— start GIVEN MATERIAL —

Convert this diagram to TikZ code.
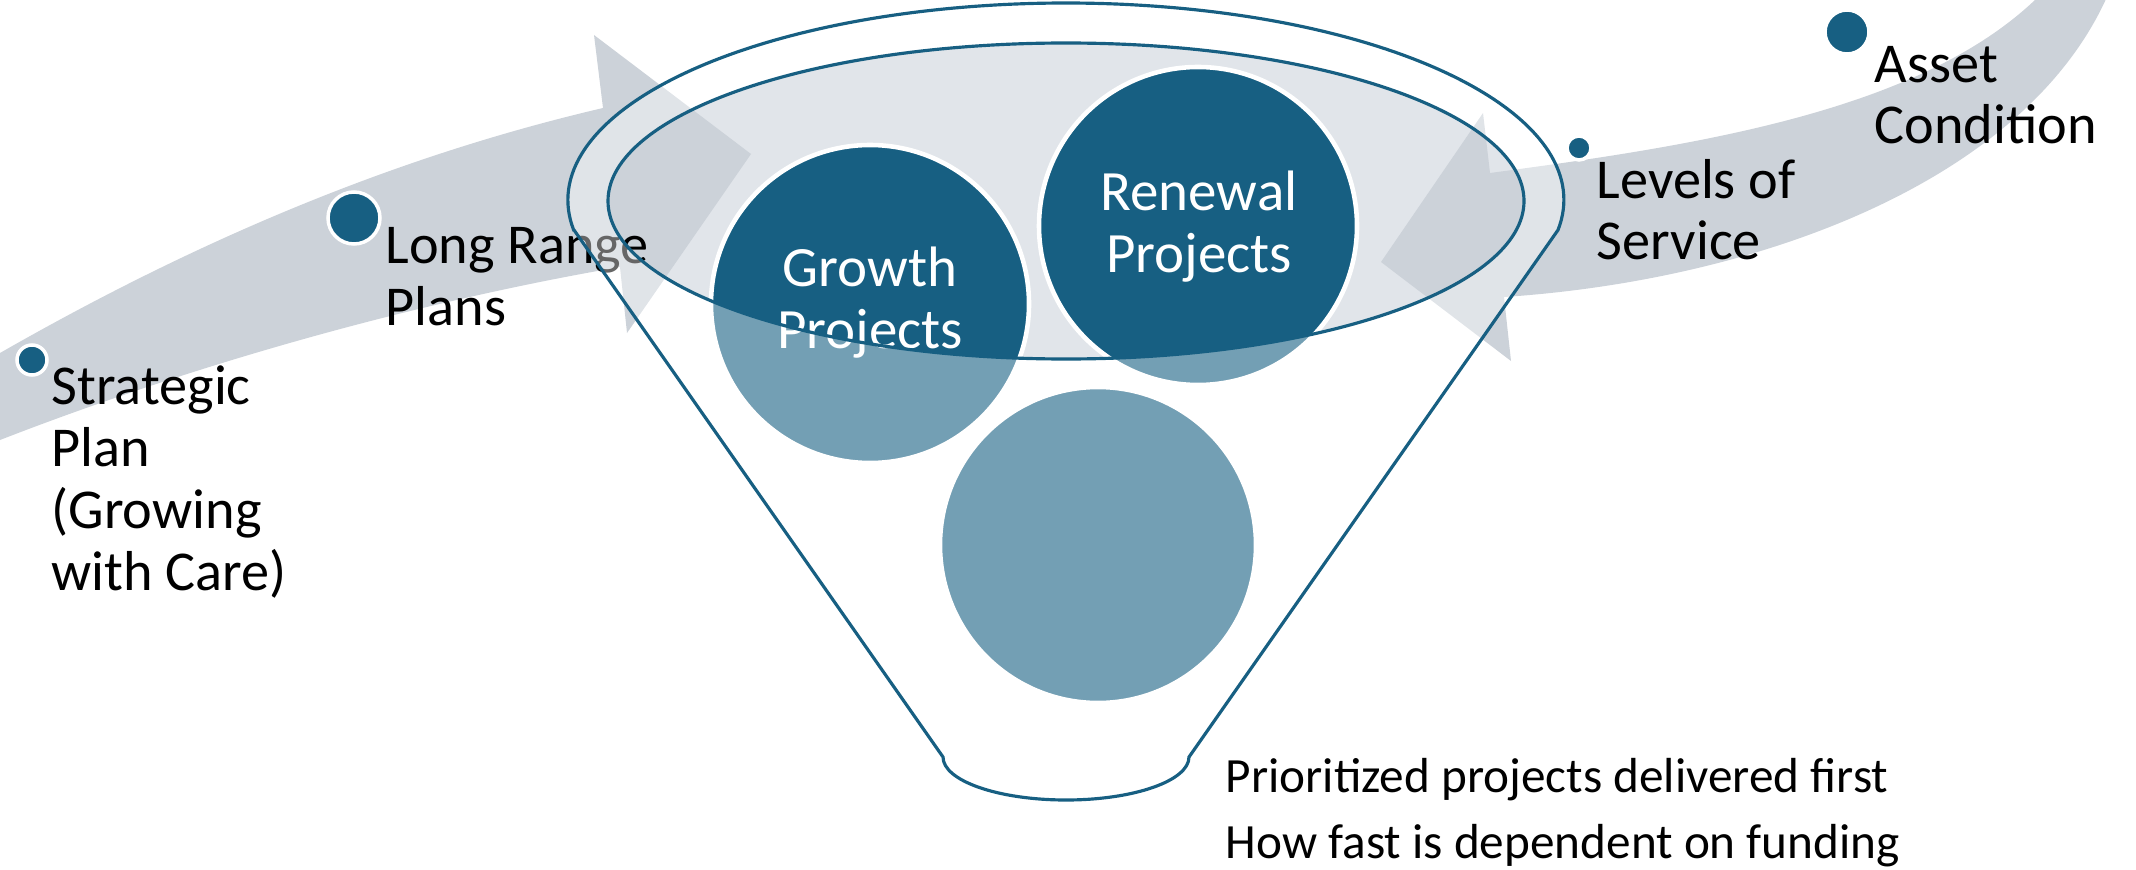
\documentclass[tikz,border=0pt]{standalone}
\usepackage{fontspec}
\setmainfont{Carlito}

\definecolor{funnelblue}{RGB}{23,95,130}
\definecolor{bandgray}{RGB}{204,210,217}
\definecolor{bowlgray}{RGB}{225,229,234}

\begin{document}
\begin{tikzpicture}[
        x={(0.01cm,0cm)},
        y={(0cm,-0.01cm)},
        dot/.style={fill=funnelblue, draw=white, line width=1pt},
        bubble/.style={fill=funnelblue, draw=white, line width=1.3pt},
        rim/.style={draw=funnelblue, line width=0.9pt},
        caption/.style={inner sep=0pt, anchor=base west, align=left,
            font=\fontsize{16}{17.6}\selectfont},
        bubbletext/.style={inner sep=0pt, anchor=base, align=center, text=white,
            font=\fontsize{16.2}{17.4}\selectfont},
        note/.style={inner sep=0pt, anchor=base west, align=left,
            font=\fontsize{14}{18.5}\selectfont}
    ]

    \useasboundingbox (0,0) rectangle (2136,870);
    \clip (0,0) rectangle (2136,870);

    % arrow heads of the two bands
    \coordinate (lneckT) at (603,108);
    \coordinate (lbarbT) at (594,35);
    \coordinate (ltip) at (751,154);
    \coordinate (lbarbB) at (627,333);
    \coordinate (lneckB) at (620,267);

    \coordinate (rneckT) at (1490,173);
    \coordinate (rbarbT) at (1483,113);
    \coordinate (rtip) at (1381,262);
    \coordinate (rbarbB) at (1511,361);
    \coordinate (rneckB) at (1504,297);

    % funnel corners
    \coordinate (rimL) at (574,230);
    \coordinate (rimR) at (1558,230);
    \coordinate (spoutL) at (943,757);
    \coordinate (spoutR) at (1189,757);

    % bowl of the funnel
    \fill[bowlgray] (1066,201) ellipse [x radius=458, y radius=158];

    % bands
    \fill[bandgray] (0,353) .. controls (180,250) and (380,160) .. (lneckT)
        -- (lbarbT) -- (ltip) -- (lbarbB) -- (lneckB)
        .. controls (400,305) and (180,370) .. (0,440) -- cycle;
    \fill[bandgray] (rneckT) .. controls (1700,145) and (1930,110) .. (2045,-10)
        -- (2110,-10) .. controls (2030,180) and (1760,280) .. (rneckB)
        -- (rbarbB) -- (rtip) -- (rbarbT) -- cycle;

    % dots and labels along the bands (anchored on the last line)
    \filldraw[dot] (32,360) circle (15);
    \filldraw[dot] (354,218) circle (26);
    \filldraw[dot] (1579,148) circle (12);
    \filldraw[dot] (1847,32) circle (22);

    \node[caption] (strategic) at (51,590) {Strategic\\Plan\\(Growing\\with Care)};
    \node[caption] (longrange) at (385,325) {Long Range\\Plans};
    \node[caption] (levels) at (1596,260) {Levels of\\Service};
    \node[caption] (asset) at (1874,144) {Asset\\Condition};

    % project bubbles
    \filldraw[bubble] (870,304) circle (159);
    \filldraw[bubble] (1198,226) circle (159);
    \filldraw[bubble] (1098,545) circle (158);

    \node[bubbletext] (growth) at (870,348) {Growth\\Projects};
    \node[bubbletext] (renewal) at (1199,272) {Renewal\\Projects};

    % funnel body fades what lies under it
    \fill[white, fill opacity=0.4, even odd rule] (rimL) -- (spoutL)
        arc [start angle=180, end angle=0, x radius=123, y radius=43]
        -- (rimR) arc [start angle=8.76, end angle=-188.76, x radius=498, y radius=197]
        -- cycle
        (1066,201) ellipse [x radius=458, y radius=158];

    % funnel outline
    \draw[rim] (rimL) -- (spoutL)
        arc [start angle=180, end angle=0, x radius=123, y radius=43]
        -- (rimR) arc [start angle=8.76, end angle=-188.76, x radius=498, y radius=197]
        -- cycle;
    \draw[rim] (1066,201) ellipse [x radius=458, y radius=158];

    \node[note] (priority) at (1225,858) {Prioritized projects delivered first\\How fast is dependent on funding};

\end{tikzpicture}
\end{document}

— end GIVEN MATERIAL —

- _PROBLEM TO SOLVE_
Return the listing above unchanged, apart from dropping its pictures.

- _WORKED SOLUTION_
Convert this diagram to TikZ code.
\documentclass[tikz,border=0pt]{standalone}
\usepackage{fontspec}
\setmainfont{Carlito}

\definecolor{funnelblue}{RGB}{23,95,130}
\definecolor{bandgray}{RGB}{204,210,217}
\definecolor{bowlgray}{RGB}{225,229,234}

\begin{document}
\begin{tikzpicture}[
        x={(0.01cm,0cm)},
        y={(0cm,-0.01cm)},
        dot/.style={fill=funnelblue, draw=white, line width=1pt},
        bubble/.style={fill=funnelblue, draw=white, line width=1.3pt},
        rim/.style={draw=funnelblue, line width=0.9pt},
        caption/.style={inner sep=0pt, anchor=base west, align=left,
            font=\fontsize{16}{17.6}\selectfont},
        bubbletext/.style={inner sep=0pt, anchor=base, align=center, text=white,
            font=\fontsize{16.2}{17.4}\selectfont},
        note/.style={inner sep=0pt, anchor=base west, align=left,
            font=\fontsize{14}{18.5}\selectfont}
    ]

    \useasboundingbox (0,0) rectangle (2136,870);
    \clip (0,0) rectangle (2136,870);

    % arrow heads of the two bands
    \coordinate (lneckT) at (603,108);
    \coordinate (lbarbT) at (594,35);
    \coordinate (ltip) at (751,154);
    \coordinate (lbarbB) at (627,333);
    \coordinate (lneckB) at (620,267);

    \coordinate (rneckT) at (1490,173);
    \coordinate (rbarbT) at (1483,113);
    \coordinate (rtip) at (1381,262);
    \coordinate (rbarbB) at (1511,361);
    \coordinate (rneckB) at (1504,297);

    % funnel corners
    \coordinate (rimL) at (574,230);
    \coordinate (rimR) at (1558,230);
    \coordinate (spoutL) at (943,757);
    \coordinate (spoutR) at (1189,757);

    % bowl of the funnel
    \fill[bowlgray] (1066,201) ellipse [x radius=458, y radius=158];

    % bands
    \fill[bandgray] (0,353) .. controls (180,250) and (380,160) .. (lneckT)
        -- (lbarbT) -- (ltip) -- (lbarbB) -- (lneckB)
        .. controls (400,305) and (180,370) .. (0,440) -- cycle;
    \fill[bandgray] (rneckT) .. controls (1700,145) and (1930,110) .. (2045,-10)
        -- (2110,-10) .. controls (2030,180) and (1760,280) .. (rneckB)
        -- (rbarbB) -- (rtip) -- (rbarbT) -- cycle;

    % dots and labels along the bands (anchored on the last line)
    \filldraw[dot] (32,360) circle (15);
    \filldraw[dot] (354,218) circle (26);
    \filldraw[dot] (1579,148) circle (12);
    \filldraw[dot] (1847,32) circle (22);

    \node[caption] (strategic) at (51,590) {Strategic\\Plan\\(Growing\\with Care)};
    \node[caption] (longrange) at (385,325) {Long Range\\Plans};
    \node[caption] (levels) at (1596,260) {Levels of\\Service};
    \node[caption] (asset) at (1874,144) {Asset\\Condition};

    % project bubbles
    \filldraw[bubble] (870,304) circle (159);
    \filldraw[bubble] (1198,226) circle (159);
    \filldraw[bubble] (1098,545) circle (158);

    \node[bubbletext] (growth) at (870,348) {Growth\\Projects};
    \node[bubbletext] (renewal) at (1199,272) {Renewal\\Projects};

    % funnel body fades what lies under it
    \fill[white, fill opacity=0.4, even odd rule] (rimL) -- (spoutL)
        arc [start angle=180, end angle=0, x radius=123, y radius=43]
        -- (rimR) arc [start angle=8.76, end angle=-188.76, x radius=498, y radius=197]
        -- cycle
        (1066,201) ellipse [x radius=458, y radius=158];

    % funnel outline
    \draw[rim] (rimL) -- (spoutL)
        arc [start angle=180, end angle=0, x radius=123, y radius=43]
        -- (rimR) arc [start angle=8.76, end angle=-188.76, x radius=498, y radius=197]
        -- cycle;
    \draw[rim] (1066,201) ellipse [x radius=458, y radius=158];

    \node[note] (priority) at (1225,858) {Prioritized projects delivered first\\How fast is dependent on funding};

\end{tikzpicture}
\end{document}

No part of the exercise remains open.